Он обратился ко мне. Остальные тоже посмотрели в мою сторону. Рассеянно пожав плечами, я начал:

– Не знаю даже… Такого Сильвио я не видел. Раньше не видел. Может, он действительно… – Я запнулся, подыскивая слово.

– Чокнулся? – вставила Ангелина.

Я покачал головой.

– Сломался. Ведь существует предел. Предел всему.

Они смотрели на меня, продолжая верить, что я обладаю неким таинственным знанием, сакральной истиной, которая поможет ответить на их вопросы.

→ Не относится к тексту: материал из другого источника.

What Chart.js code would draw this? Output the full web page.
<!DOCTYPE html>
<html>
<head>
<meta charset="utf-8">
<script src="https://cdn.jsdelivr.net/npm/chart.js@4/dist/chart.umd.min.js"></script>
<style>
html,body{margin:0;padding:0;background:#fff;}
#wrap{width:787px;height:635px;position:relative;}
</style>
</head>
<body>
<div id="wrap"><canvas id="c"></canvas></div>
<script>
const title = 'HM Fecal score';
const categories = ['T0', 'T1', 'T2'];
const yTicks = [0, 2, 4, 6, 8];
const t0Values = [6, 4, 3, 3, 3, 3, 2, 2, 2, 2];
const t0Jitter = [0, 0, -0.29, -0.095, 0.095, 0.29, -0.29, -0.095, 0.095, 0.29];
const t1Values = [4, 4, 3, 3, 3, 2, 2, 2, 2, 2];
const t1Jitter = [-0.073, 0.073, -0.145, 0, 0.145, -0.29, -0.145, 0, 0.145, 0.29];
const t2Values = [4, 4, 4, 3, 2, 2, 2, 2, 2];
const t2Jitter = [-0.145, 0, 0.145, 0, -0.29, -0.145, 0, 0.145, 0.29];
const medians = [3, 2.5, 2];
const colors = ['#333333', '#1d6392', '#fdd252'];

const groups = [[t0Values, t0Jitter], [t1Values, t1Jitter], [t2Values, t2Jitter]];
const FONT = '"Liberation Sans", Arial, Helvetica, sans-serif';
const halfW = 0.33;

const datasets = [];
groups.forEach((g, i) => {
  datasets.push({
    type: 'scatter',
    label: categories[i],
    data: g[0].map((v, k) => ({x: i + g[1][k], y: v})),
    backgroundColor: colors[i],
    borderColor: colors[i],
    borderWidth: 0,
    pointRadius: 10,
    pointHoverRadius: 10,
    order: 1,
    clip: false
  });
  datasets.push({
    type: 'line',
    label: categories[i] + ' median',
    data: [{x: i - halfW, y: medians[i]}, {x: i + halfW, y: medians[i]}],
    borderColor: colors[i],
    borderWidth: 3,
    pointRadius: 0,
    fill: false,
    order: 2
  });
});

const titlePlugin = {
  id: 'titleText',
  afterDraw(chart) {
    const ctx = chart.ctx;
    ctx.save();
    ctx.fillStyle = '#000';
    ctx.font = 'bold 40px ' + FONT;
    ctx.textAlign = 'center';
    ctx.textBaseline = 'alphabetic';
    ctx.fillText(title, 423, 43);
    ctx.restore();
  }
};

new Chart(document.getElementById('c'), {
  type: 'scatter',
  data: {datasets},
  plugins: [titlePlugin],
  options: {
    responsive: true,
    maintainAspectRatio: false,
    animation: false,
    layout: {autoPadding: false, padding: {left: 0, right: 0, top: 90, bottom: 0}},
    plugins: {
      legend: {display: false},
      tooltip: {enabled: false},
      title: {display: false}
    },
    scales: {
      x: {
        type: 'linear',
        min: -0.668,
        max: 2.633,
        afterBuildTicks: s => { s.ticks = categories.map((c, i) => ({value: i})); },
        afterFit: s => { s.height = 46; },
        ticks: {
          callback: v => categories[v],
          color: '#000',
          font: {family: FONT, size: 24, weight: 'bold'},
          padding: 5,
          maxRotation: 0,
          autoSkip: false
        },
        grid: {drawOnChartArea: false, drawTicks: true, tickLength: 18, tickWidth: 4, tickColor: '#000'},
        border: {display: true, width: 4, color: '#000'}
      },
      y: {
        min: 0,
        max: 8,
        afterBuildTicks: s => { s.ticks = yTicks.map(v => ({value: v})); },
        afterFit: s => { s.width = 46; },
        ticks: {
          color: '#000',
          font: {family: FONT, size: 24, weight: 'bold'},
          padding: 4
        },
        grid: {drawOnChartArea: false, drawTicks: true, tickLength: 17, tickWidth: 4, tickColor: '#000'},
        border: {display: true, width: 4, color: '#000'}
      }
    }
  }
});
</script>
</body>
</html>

Уловил я и смену настроения – для них Сильвио перешел в разряд поверженных тиранов, за страх, который он внушал прежде, они теперь платили брезгливым презрением. Его унижение вызвало у них злорадство, мне же стало больно, точно я получил известие о смерти близкого. Отчасти так оно и было. Еще во мне начала подниматься какая-то неприязнь вроде изжоги – не только к ехидной Ангелине и несимпатичному бледному Виктору, но и к Ольге и даже к моему сыну.

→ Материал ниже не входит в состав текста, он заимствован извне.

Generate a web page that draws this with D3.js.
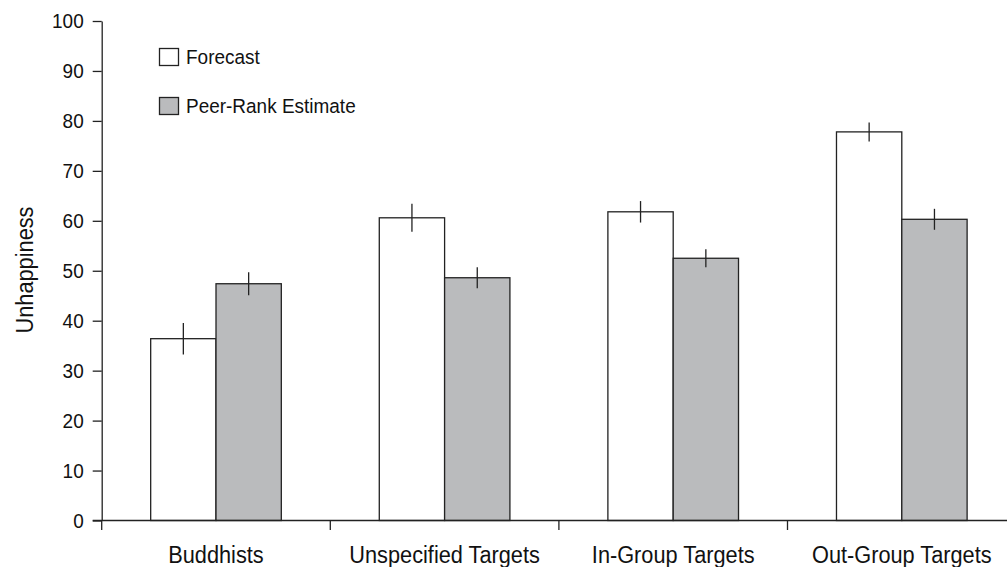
<!DOCTYPE html>
<html>
<head>
<meta charset="utf-8">
<script src="https://cdn.jsdelivr.net/npm/d3@7"></script>
<style>
  html, body { margin: 0; padding: 0; background: #fff; }
  svg { display: block; }
  text { font-family: "Liberation Sans", Arial, sans-serif; fill: #111; }
</style>
</head>
<body>
<svg id="chart" width="1007" height="567"></svg>
<script>
// Group labels along the x axis
const categories = ["Buddhists", "Unspecified Targets", "In-Group Targets", "Out-Group Targets"];
// Series names (legend order)
const seriesNames = ["Forecast", "Peer-Rank Estimate"];
// Mean unhappiness per group
const forecastValues = [36.4, 60.6, 61.8, 77.8];
const peerRankValues = [47.4, 48.6, 52.5, 60.3];
// Error bar half-widths
const forecastErrors = [3.15, 2.8, 2.15, 1.9];
const peerRankErrors = [2.3, 2.1, 1.8, 2.1];
// Y axis ticks
const yTicks = [0, 10, 20, 30, 40, 50, 60, 70, 80, 90, 100];

const seriesFill = { "Forecast": "#ffffff", "Peer-Rank Estimate": "#babbbd" };
const ink = "#222";

const rows = categories.map((c, i) => ({
  category: c,
  values: [
    { series: seriesNames[0], value: forecastValues[i], err: forecastErrors[i] },
    { series: seriesNames[1], value: peerRankValues[i], err: peerRankErrors[i] }
  ]
}));

const svg = d3.select("#chart");
const left = 101.7, step = 228.6;

const y = d3.scaleLinear().domain([0, 100]).range([520.5, 21]);
const x0 = d3.scaleBand().domain(categories).range([left, left + step * categories.length]).padding(0);
const x1 = d3.scaleBand().domain(seriesNames).range([0, x0.bandwidth()]).paddingInner(0).paddingOuter(0.75);

// Bars
const groups = svg.append("g").selectAll("g")
  .data(rows).join("g")
  .attr("transform", d => `translate(${x0(d.category)},0)`);

groups.selectAll("rect")
  .data(d => d.values).join("rect")
  .attr("x", d => x1(d.series))
  .attr("y", d => y(d.value))
  .attr("width", x1.bandwidth())
  .attr("height", d => y(0) - y(d.value))
  .attr("fill", d => seriesFill[d.series])
  .attr("stroke", ink)
  .attr("stroke-width", 1.3);

// Error bars (vertical whiskers, no caps)
groups.selectAll("line.err")
  .data(d => d.values).join("line")
  .attr("class", "err")
  .attr("x1", d => x1(d.series) + x1.bandwidth() / 2)
  .attr("x2", d => x1(d.series) + x1.bandwidth() / 2)
  .attr("y1", d => y(d.value + d.err))
  .attr("y2", d => y(d.value - d.err))
  .attr("stroke", ink)
  .attr("stroke-width", 1.3);

// Y axis
const yAxis = svg.append("g")
  .attr("transform", `translate(${left},0)`)
  .call(d3.axisLeft(y).tickValues(yTicks).tickSize(9).tickSizeOuter(0).tickPadding(9));
yAxis.select(".domain").attr("stroke", ink).attr("stroke-width", 1.3);
yAxis.selectAll(".tick line").attr("stroke", ink).attr("stroke-width", 1.3);
yAxis.selectAll(".tick text")
  .style("font-size", "20.5px")
  .style("font-family", '"Liberation Sans", Arial, sans-serif')
  .attr("fill", "#111");

// X axis: baseline, boundary ticks and centred group labels
const xAxis = svg.append("g");
xAxis.append("line")
  .attr("x1", left - 9).attr("x2", 1007)
  .attr("y1", y(0)).attr("y2", y(0))
  .attr("stroke", ink).attr("stroke-width", 1.3);
xAxis.selectAll("line.tick")
  .data(categories).join("line")
  .attr("class", "tick")
  .attr("x1", d => x0(d)).attr("x2", d => x0(d))
  .attr("y1", y(0)).attr("y2", y(0) + 9.5)
  .attr("stroke", ink).attr("stroke-width", 1.3);
xAxis.selectAll("text")
  .data(categories).join("text")
  .attr("x", d => x0(d) + x0.bandwidth() / 2)
  .attr("y", 562.7)
  .attr("text-anchor", "middle")
  .style("font-size", "23.5px")
  .text(d => d);

// Y axis title
svg.append("text")
  .attr("transform", "translate(32.5,270) rotate(-90)")
  .attr("text-anchor", "middle")
  .style("font-size", "23.5px")
  .text("Unhappiness");

// Legend
const legendY = [48.5, 97.5];
const legend = svg.append("g").selectAll("g")
  .data(seriesNames).join("g")
  .attr("transform", (d, i) => `translate(159.5,${legendY[i]})`);
legend.append("rect")
  .attr("width", 19).attr("height", 17)
  .attr("fill", d => seriesFill[d])
  .attr("stroke", ink).attr("stroke-width", 1.3);
legend.append("text")
  .attr("x", 26.5).attr("y", 15.5)
  .style("font-size", "20.5px")
  .text(d => d);

// Condensed lettering: narrow every label horizontally
svg.selectAll("text").each(function () {
  const len = this.getComputedTextLength();
  if (len > 0) {
    d3.select(this)
      .attr("textLength", (len * 0.925).toFixed(2))
      .attr("lengthAdjust", "spacingAndGlyphs");
  }
});
</script>
</body>
</html>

Ведь, по существу, их объединяла та же идейная дребедень, ветхая и дюжину раз перелицованная, но от этого не изменившая своей кровавой сути, – идея праведного террора. Добродетельного террора, который, по словам страстного импотента Робеспьера, есть не что иное, как быстрая, строгая и непреклонная справедливость.

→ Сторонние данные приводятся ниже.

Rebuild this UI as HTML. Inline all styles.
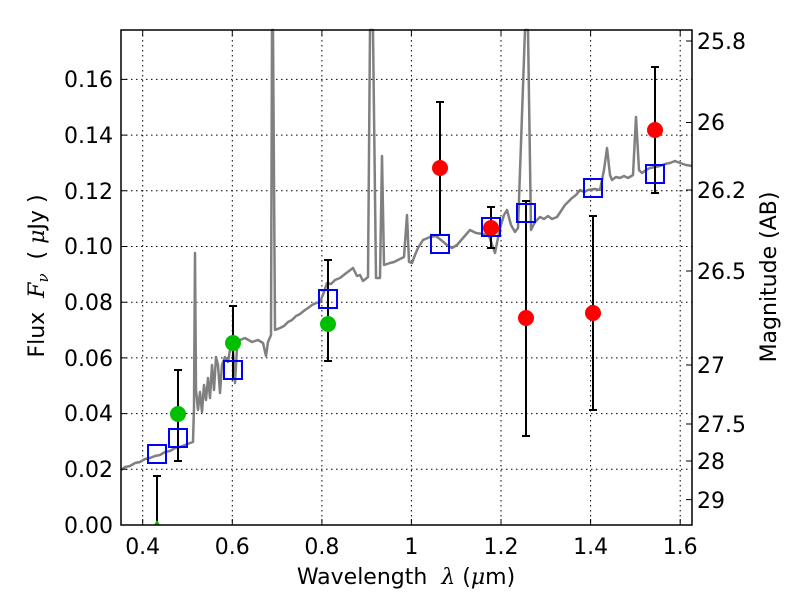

И, как всегда и везде, а тем более в полуцивилизованной России, стране с невнятной моралью и неясными целями, в стаю сбиваются садисты-мутанты и мечтатели-идеалисты. Первые замечательно иллюстрируют теорию Ломброзо – посмотрите их фотографии, все эти угрюмые деграданты Халтурины, Нечаевы и Каляевы, суицидные серийные убийцы с их маниакальными манифестами. В любом обществе есть такие – болезненно амбициозные недоучки, бездари, неспособные проявить себя. Мир для них – враждебная стихия, наказать этот непонятный и несправедливый мир – их цель. Наказать любой ценой, даже ценой собственной жизни.

Александра Второго пытались убить одиннадцать раз. Замыслы покушений граничили с кретинизмом, исполнение напоминало театр абсурда. Во время взрыва в Зимнем погибло и было изуродовано почти семьдесят человек – горничные, слуги, гвардейцы. Царя там не оказалось. В другой раз было убито два десятка прохожих. За годы русского террора погибли сотни жандармов, генералов, царских чиновников, но больше всего – невинных горожан.

С паталогическими реформаторами-каннибалами все ясно, но как быть с романтиками? Что делать, если ты родился с чутким сердцем в варварской империи, управляемой деспотом в окружении ничтожных подлецов и вороватых негодяев? В стране, где играют исключительно краплеными картами и жизнь устроена по шулерским правилам – тут яблоко необязательно падает на землю, а дважды два имеет несколько разных ответов. Тут как быть? Зажмуриться? Скрючиться, влезть в кокон, заткнуть уши и зашить губы? Прикусить язык? А что делать с душой? Что делать с человеческим достоинством?